Natural Language Processing (aka Computational Linguistics) is an inter-disciplinary field applying methodology of computer science and linguistics to the processing of natural languages (English, Chinese, Spanish, Japanese, etc.). Typical applications include: information extraction (automatically finding information from text); information retrieval (web searches and other applications involving the automatic selection of "relevant" documents); sentiment analysis (automatic extraction of opinions about a set of issues); and machine translation (automatically translating one natural language to another). Much of the best work in the field combines two methodologies: (1) automatically acquiring statistical information from one set of "training" documents to use as the basis for probabilistically predicting the distribution of similar information in new documents; and (2) using manually encoded linguistic knowledge.
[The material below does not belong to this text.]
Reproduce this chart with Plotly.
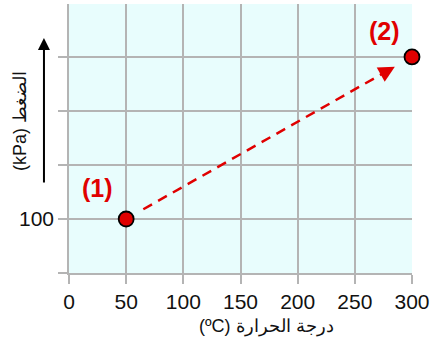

For example, many supervised methods of machine learning require: a corpus of text with manually encoded linguistic knowledge, a set of procedures for acquiring statistical patterns from this data and a transducer for predicting these same distinctions in new text. This class will cover linguistic, statistical and computational aspects of this exciting field.
This course provides an introduction to the field of Computer Graphics. The course will cover the basic mathematical concepts, study the interaction of light with geometry, and implement basic rendering algorithms such as ray tracing and rasterization. At the end of the semester, students will have built their own raytracer, and developed a real-time 3D computer graphics system using the OpenGL 4 graphics API.